- Born: April 19, c. 1885 Pike, New York
- Died: 1 February 1932 (aged 46) New York City
- Occupation: Actress
- Years active: 1891 – 1911

= Neva Aymar =

Neva Aymar (c. 1885 - 1932) was an early twentieth century stage actress. She married jockey, Winfield "Winnie" Scott O'Connor.

==Early life==
Neva Aymar was born in Pike, New York on April 19 in either 1885, 1886, or 1889, reportedly in the dressing room of a theater. Her mother, Grace Aymar (nee Harrington), was an acrobatic horse rider in the Walter L. Main circus in the 1880s and her father, William Fred Aymar, was a circus clown and performer. Her parents were distant cousins and married in Pike, New York in 1882. Grace Aymar toured the mid-western and western United States under the stage name Clara Corbett.
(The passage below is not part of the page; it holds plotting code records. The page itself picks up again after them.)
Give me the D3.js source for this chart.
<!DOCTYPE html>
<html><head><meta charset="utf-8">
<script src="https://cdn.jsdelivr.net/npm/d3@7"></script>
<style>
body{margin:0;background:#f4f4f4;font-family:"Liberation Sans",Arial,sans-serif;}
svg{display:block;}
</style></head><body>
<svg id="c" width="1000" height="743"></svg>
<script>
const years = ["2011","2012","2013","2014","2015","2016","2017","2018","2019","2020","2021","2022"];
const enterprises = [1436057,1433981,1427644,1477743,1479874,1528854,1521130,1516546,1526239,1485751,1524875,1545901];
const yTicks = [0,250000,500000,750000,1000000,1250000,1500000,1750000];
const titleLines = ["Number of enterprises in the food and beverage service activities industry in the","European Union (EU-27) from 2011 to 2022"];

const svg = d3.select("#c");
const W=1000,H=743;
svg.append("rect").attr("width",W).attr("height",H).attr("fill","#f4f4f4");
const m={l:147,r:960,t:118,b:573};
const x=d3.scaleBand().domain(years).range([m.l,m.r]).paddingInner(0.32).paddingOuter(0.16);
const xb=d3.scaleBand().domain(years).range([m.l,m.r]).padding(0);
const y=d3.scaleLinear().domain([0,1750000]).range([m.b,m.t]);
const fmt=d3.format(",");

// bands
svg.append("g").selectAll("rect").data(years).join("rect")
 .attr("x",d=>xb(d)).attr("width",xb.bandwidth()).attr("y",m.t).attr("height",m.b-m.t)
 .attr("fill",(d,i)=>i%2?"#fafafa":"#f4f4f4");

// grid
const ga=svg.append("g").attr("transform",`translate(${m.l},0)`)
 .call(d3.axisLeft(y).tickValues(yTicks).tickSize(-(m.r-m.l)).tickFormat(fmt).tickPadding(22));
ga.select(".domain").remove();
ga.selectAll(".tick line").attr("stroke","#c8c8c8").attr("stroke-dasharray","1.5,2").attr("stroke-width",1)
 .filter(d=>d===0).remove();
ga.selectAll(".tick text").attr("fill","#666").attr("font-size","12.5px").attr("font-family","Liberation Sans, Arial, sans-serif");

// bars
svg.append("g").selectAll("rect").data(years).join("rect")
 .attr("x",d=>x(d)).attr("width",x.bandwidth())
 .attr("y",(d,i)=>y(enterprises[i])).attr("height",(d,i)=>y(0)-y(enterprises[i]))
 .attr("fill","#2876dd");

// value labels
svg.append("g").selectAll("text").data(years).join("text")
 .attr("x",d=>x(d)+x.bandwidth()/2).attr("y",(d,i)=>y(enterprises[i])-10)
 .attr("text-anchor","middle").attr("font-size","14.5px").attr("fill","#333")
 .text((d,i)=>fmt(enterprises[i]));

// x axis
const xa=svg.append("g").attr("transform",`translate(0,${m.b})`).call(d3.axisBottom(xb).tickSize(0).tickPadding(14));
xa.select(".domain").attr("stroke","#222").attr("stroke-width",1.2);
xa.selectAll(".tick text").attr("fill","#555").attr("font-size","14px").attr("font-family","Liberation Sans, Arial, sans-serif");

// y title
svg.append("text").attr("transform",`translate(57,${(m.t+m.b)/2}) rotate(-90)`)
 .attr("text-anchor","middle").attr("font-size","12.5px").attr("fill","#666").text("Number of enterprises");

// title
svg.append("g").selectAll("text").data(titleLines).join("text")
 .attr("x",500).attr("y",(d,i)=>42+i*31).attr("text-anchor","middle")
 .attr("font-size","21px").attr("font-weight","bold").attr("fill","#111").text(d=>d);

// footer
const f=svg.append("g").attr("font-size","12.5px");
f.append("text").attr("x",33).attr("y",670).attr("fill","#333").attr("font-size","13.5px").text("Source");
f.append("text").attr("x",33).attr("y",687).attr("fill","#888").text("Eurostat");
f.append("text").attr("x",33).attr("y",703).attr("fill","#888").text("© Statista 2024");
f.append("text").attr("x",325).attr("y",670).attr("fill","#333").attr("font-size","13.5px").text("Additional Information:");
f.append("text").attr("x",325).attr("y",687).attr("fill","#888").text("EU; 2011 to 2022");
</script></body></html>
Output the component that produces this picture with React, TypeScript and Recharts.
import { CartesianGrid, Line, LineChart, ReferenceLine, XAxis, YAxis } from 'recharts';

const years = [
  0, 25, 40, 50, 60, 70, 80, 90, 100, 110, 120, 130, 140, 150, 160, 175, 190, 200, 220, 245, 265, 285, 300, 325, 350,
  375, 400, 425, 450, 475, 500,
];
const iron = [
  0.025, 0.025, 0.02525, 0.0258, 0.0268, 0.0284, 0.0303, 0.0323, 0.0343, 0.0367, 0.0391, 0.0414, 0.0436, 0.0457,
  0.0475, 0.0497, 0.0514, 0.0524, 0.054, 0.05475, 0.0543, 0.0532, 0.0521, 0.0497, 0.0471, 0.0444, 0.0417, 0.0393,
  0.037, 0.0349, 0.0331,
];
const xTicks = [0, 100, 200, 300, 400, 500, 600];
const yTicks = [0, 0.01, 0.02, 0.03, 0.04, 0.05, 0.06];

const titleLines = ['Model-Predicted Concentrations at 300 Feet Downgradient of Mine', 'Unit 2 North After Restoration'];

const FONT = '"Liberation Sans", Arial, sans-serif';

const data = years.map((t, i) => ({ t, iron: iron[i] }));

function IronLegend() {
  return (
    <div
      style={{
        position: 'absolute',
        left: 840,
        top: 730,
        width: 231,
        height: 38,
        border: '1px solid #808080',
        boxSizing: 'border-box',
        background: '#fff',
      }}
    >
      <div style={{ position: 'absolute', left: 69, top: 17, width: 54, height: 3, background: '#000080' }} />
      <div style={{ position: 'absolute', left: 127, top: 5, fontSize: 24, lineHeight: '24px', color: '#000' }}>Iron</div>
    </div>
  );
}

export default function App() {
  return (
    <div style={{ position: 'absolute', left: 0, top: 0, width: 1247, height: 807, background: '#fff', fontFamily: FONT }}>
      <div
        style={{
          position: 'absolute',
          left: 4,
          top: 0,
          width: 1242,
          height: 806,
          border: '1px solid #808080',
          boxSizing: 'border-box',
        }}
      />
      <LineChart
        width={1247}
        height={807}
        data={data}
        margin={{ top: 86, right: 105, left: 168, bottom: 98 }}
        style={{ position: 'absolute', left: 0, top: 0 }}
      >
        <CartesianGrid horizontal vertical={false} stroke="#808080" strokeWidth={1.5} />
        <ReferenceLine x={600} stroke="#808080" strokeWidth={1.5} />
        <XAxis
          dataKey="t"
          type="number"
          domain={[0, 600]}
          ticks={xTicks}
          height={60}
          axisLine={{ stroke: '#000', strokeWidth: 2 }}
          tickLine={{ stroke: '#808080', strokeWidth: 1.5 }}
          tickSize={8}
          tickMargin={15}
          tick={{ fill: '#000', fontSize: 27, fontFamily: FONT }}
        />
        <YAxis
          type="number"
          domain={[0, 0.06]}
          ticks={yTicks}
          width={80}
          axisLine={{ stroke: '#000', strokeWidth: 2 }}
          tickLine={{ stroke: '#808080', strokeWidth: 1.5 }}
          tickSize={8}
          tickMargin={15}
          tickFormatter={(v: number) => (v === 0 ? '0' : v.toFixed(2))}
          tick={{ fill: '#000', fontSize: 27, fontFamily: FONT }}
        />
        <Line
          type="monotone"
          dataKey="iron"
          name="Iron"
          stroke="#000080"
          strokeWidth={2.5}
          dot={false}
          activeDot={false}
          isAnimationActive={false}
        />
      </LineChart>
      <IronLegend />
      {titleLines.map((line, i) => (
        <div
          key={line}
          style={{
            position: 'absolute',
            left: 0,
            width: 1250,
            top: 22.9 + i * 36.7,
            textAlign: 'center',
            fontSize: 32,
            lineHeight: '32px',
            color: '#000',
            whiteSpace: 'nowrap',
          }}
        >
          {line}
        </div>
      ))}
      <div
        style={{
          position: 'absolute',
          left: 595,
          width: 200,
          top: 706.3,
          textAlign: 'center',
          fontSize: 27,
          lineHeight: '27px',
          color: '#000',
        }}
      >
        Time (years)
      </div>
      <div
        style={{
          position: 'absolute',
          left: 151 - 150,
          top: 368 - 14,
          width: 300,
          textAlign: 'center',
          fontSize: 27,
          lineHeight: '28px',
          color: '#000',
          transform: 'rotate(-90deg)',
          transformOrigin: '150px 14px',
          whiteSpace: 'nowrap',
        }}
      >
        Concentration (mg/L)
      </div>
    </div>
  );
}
Fred Aymar was the equestrian director for the Walter L. Main circus in the 1890s. He died in December 1897 at age 42 after falling from a train in Dayton, Ohio and was buried at the Woodland Cemetery and Arboretum.

==Acting career==
In March 1896, Aymar portrayed Eva in a rendition of Uncle Tom's Cabin at the Gilliss Theater in Kansas City.

==Personal life==

Aymar married jockey Winnie O'Connor in February 1911 in Gouvieux, France after he divorced his first wife Edna Loftus.

==Death==
Neva Aymar O'Connor died on February 1, 1932 from complications of tuberculosis, which she reportedly contracted during the first World War. She was buried at Maple Grove Cemetery in Queens on February 4.